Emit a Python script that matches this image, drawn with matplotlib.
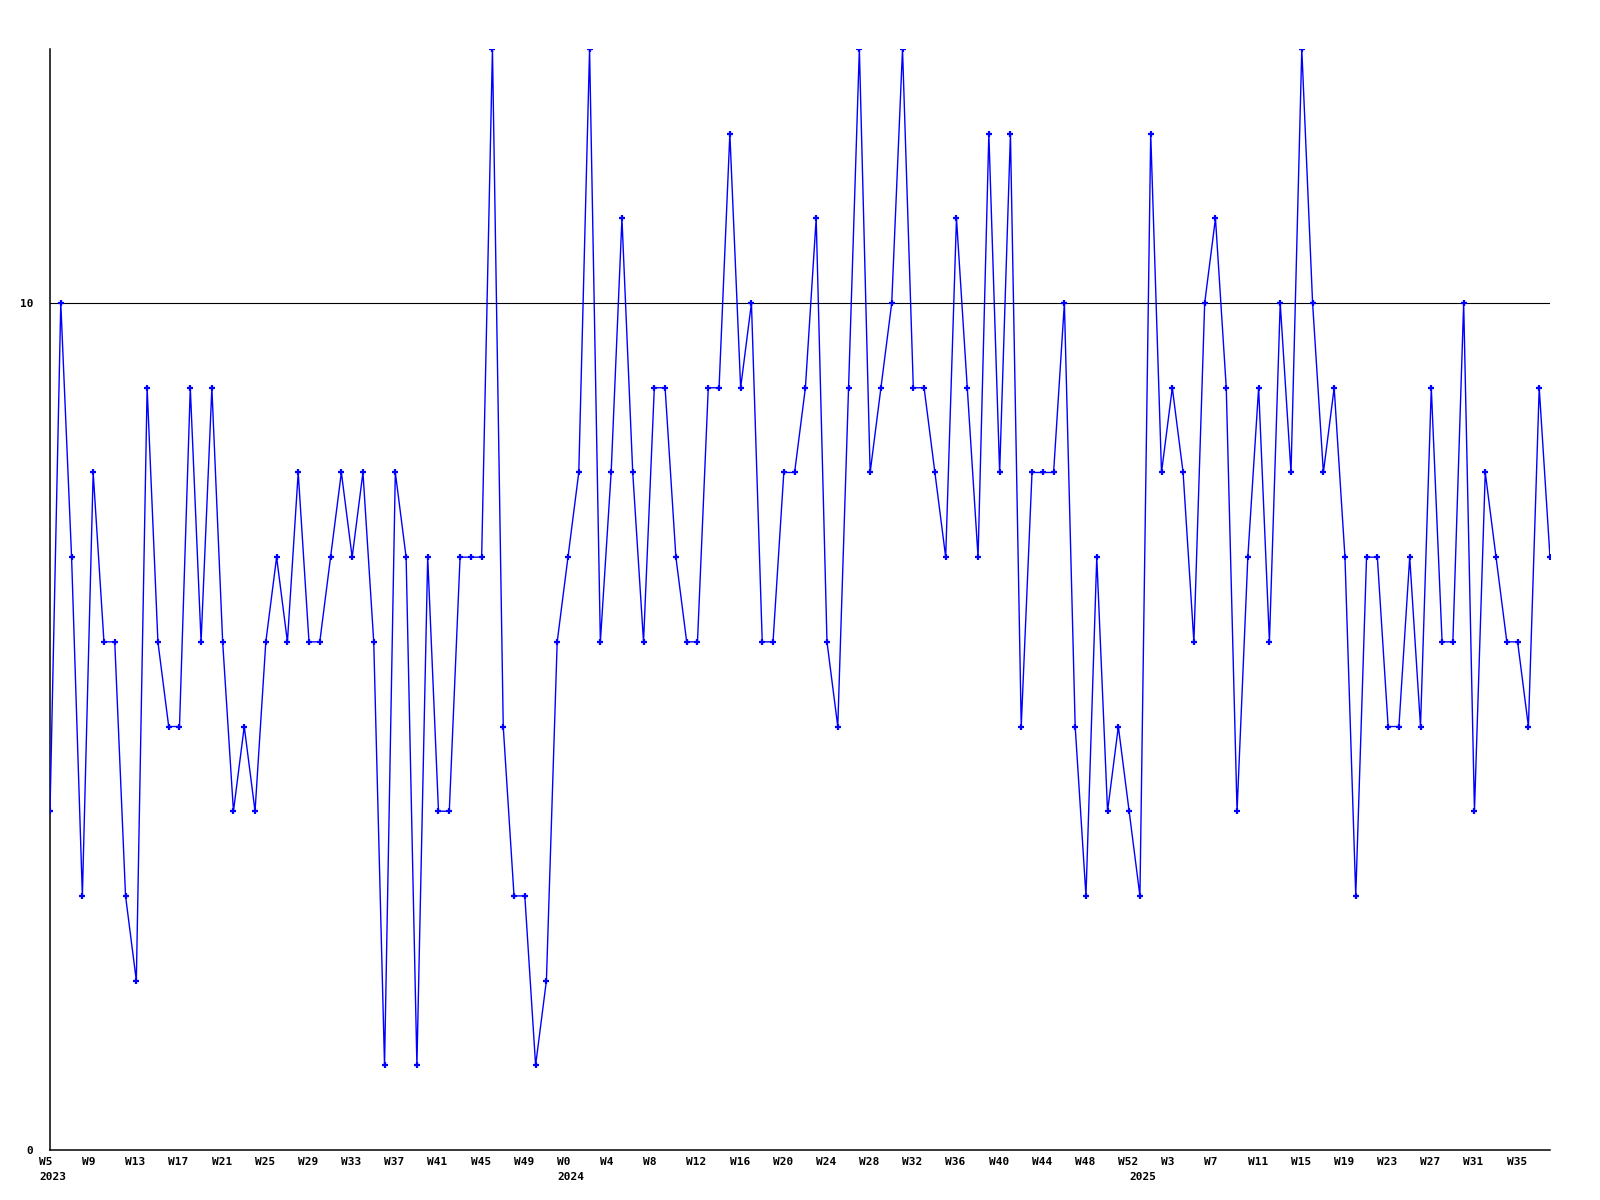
import numpy as np
import matplotlib
matplotlib.use('Agg')
import matplotlib.pyplot as plt
from matplotlib.transforms import offset_copy

# weekly counts, 2023 W5 .. 2025 W38
values = [4, 10, 7, 3, 8, 6, 6, 3, 2, 9,
          6, 5, 5, 9, 6, 9, 6, 4, 5, 4,
          6, 7, 6, 8, 6, 6, 7, 8, 7, 8,
          6, 1, 8, 7, 1, 7, 4, 4, 7, 7,
          7, 13, 5, 3, 3, 1, 2, 6, 7, 8,
          13, 6, 8, 11, 8, 6, 9, 9, 7, 6,
          6, 9, 9, 12, 9, 10, 6, 6, 8, 8,
          9, 11, 6, 5, 9, 13, 8, 9, 10, 13,
          9, 9, 8, 7, 11, 9, 7, 12, 8, 12,
          5, 8, 8, 8, 10, 5, 3, 7, 4, 5,
          4, 3, 12, 8, 9, 8, 6, 10, 11, 9,
          4, 7, 9, 6, 10, 8, 13, 10, 8, 9,
          7, 3, 7, 7, 5, 5, 7, 5, 9, 6,
          6, 10, 4, 8, 7, 6, 6, 5, 9, 7]

weeks = list(range(5, 53)) + list(range(0, 53)) + list(range(0, 39))
years = [2023] * 48 + [2024] * 53 + [2025] * 39

ytick_vals = [0, 10]
ymax = 13

x = np.arange(len(values))

fig = plt.figure(figsize=(16, 12), dpi=100)
ax = fig.add_axes([50 / 1600, 1 - 1150 / 1200, 1500 / 1600, 1101 / 1200])

ax.plot(x, values, color='#0000ff', lw=1.0, marker='+', ms=5, mew=1.6,
        mec='#0000ff', zorder=3)
ax.axhline(10, color='black', lw=0.8, zorder=1)

ax.set_xlim(0, len(values) - 1)
ax.set_ylim(0, ymax)

for s in ['top', 'right']:
    ax.spines[s].set_visible(False)
for s in ['left', 'bottom']:
    ax.spines[s].set_color('black')
    ax.spines[s].set_linewidth(1.1)

font = dict(fontsize=8, fontweight='bold', family='DejaVu Sans Mono')

ax.set_xticks([])
ax.set_yticks(ytick_vals)
ax.set_yticklabels([str(v) for v in ytick_vals], **font)
ax.tick_params(axis='y', length=0, pad=12)

trans_w = offset_copy(ax.get_xaxis_transform(), fig=fig, x=-11, y=-7, units='dots')
trans_y = offset_copy(ax.get_xaxis_transform(), fig=fig, x=-11, y=-22, units='dots')

# week labels every 4 weeks
for i in range(0, len(values), 4):
    ax.text(x[i], 0, 'W%d' % weeks[i], transform=trans_w, ha='left', va='top', **font)

# year labels where a new year starts
prev = None
for i, yr in enumerate(years):
    if yr != prev:
        ax.text(x[i], 0, str(yr), transform=trans_y, ha='left', va='top', **font)
        prev = yr

fig.savefig('out.png', dpi=100)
═══
• _Written task_
Return only the lines from the start of the data through the line that contains "from matplotlib.transforms import offset_copy", please, copying them exactly and omitting all pictures.

• _Solved exercise_
Emit a Python script that matches this image, drawn with matplotlib.
import numpy as np
import matplotlib
matplotlib.use('Agg')
import matplotlib.pyplot as plt
from matplotlib.transforms import offset_copy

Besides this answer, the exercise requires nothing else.